┌─ DATASET EXCERPT

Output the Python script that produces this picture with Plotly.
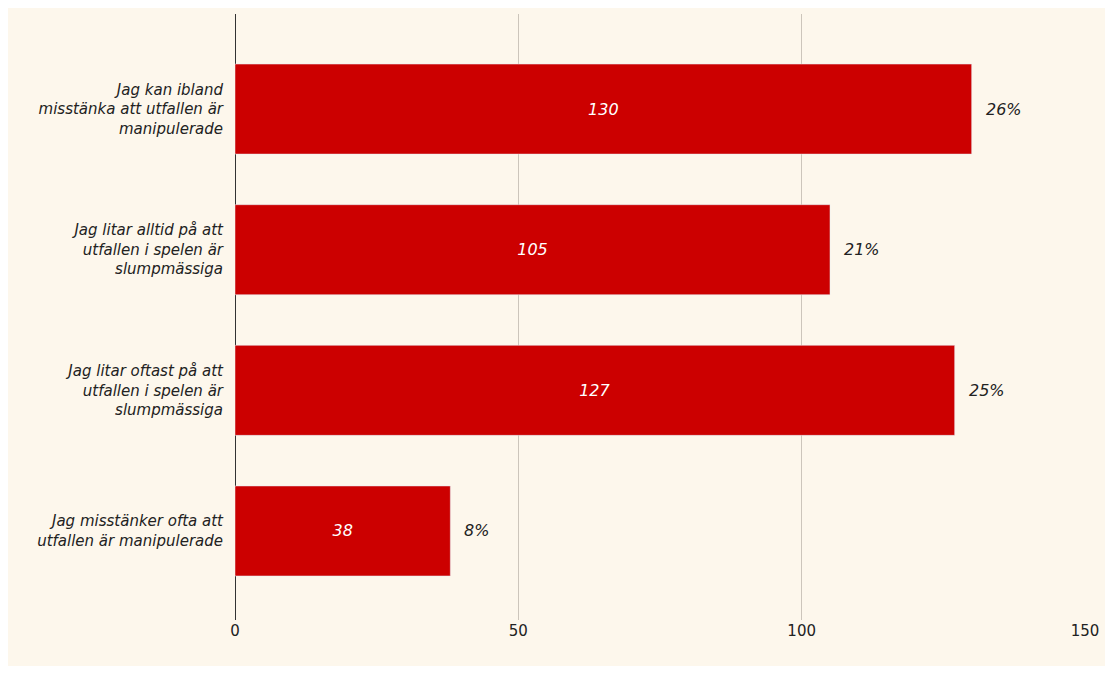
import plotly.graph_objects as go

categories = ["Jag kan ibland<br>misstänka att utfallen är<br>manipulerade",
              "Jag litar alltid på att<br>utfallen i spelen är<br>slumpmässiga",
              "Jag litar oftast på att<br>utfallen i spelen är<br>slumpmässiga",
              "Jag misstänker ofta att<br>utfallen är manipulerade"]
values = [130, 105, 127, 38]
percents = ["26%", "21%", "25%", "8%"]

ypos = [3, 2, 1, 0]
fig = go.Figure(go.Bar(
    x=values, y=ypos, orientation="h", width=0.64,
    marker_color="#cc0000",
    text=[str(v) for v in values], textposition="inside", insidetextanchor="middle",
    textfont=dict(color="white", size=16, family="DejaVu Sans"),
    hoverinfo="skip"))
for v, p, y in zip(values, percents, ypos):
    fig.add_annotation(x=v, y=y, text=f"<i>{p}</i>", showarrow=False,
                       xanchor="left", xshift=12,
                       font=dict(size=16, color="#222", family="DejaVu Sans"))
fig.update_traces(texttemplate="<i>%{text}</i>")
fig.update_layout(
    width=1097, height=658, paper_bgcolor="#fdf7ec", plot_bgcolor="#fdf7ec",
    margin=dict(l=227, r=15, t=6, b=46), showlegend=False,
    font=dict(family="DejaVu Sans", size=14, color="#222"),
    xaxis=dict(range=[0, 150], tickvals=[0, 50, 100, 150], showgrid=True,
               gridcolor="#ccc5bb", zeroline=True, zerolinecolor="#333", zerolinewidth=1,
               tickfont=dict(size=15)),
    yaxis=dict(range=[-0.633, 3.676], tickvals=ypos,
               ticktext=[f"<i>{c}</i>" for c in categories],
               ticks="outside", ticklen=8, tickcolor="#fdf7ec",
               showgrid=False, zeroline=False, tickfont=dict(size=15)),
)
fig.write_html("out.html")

└─

§ DESCRIPTION OF THE TASK
Transcribe all of the material exactly, leaving out whatever pictures it contains.

§ FINAL RESULT
Output the Python script that produces this picture with Plotly.
import plotly.graph_objects as go

categories = ["Jag kan ibland<br>misstänka att utfallen är<br>manipulerade",
              "Jag litar alltid på att<br>utfallen i spelen är<br>slumpmässiga",
              "Jag litar oftast på att<br>utfallen i spelen är<br>slumpmässiga",
              "Jag misstänker ofta att<br>utfallen är manipulerade"]
values = [130, 105, 127, 38]
percents = ["26%", "21%", "25%", "8%"]

ypos = [3, 2, 1, 0]
fig = go.Figure(go.Bar(
    x=values, y=ypos, orientation="h", width=0.64,
    marker_color="#cc0000",
    text=[str(v) for v in values], textposition="inside", insidetextanchor="middle",
    textfont=dict(color="white", size=16, family="DejaVu Sans"),
    hoverinfo="skip"))
for v, p, y in zip(values, percents, ypos):
    fig.add_annotation(x=v, y=y, text=f"<i>{p}</i>", showarrow=False,
                       xanchor="left", xshift=12,
                       font=dict(size=16, color="#222", family="DejaVu Sans"))
fig.update_traces(texttemplate="<i>%{text}</i>")
fig.update_layout(
    width=1097, height=658, paper_bgcolor="#fdf7ec", plot_bgcolor="#fdf7ec",
    margin=dict(l=227, r=15, t=6, b=46), showlegend=False,
    font=dict(family="DejaVu Sans", size=14, color="#222"),
    xaxis=dict(range=[0, 150], tickvals=[0, 50, 100, 150], showgrid=True,
               gridcolor="#ccc5bb", zeroline=True, zerolinecolor="#333", zerolinewidth=1,
               tickfont=dict(size=15)),
    yaxis=dict(range=[-0.633, 3.676], tickvals=ypos,
               ticktext=[f"<i>{c}</i>" for c in categories],
               ticks="outside", ticklen=8, tickcolor="#fdf7ec",
               showgrid=False, zeroline=False, tickfont=dict(size=15)),
)
fig.write_html("out.html")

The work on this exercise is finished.